Architecturally, the Harold Holt Memorial Swimming Centre is amongst the most notable non-residential structures influenced by the then locally emergent concrete Brutalist movement in Victoria, and represents the aesthetic, as well as ethical imperatives of the style.
Aesthetically, the bold articulation of forms in textured off-form concrete, concrete blocks and glass, provide a sculptural imagery which is fundamental to Brutalist architecture. In addition, natural lighting has been maximised to be effective dramatic chiascurio, as well as providing transparency through the entire site.
Ethically, the Pool represents the absolute centrality of the user in dictating the form, and an honesty or transparency in its presentation of purpose, materials and structure.
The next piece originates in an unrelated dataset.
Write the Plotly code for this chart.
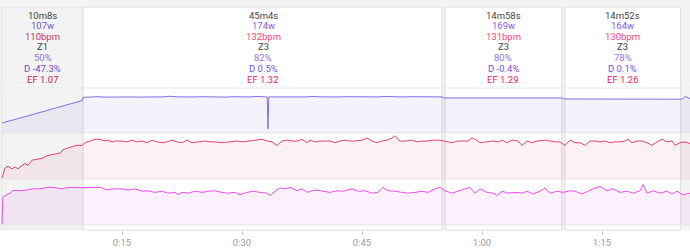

In particular, this is found in:
the enlarged circulation (the use of expressed ramps and stairs);
the valuation of its materials "as found" (eg, textured off-form concrete, and industrial glazing); the formal legibility of the plan and the clear exhibition of structure (though the main timber trusses have been obscured);
articulating the constituent parts of the functional systems - ramps, skylights, service ducts, mezzanine observation deck;
and its overall clarity as an integrated complex of building pool and gardens which seek to collectively reinforce one object within an urban streetscape. Environmental concerns have been considered, in particular siting and the retention of existing planting.
Historically, the Swimming Centre is of significance to Australian architectural history, being an early and expressive example of the then locally emergent Brutalism. It was also the work of two important local architects, Kevin Borland and Daryl Jackson. Kevin Borland is noted for his co-design of the 1956 Melbourne Olympic Pool, and the inventive Clyde Cameron College (1977). Daryl Jackson is considered an important Australian proponents of Brutalism, for projects such as the YWCA, Fiji (1970), the M.L.C. Resources Building, Kew (1973), and the highly articulated Canberra School of Music (1976), and received the R.A.I.A. Gold Medal in 1987. The Harold Holt Memorial Swimming Centre was also claimed to be the first metric plan design in Australia.
Socially, the place is significant at the National level, as the first - and probably most well known - memorial to the late Prime Minister, Harold Holt. At the Local level, the site is important for providing aquatic recreation for the south-eastern suburbs from the construction of the original Malvern Baths in 1926. The place retains the planted banks of the previous pool, as well as the square of parkland fronting High Street.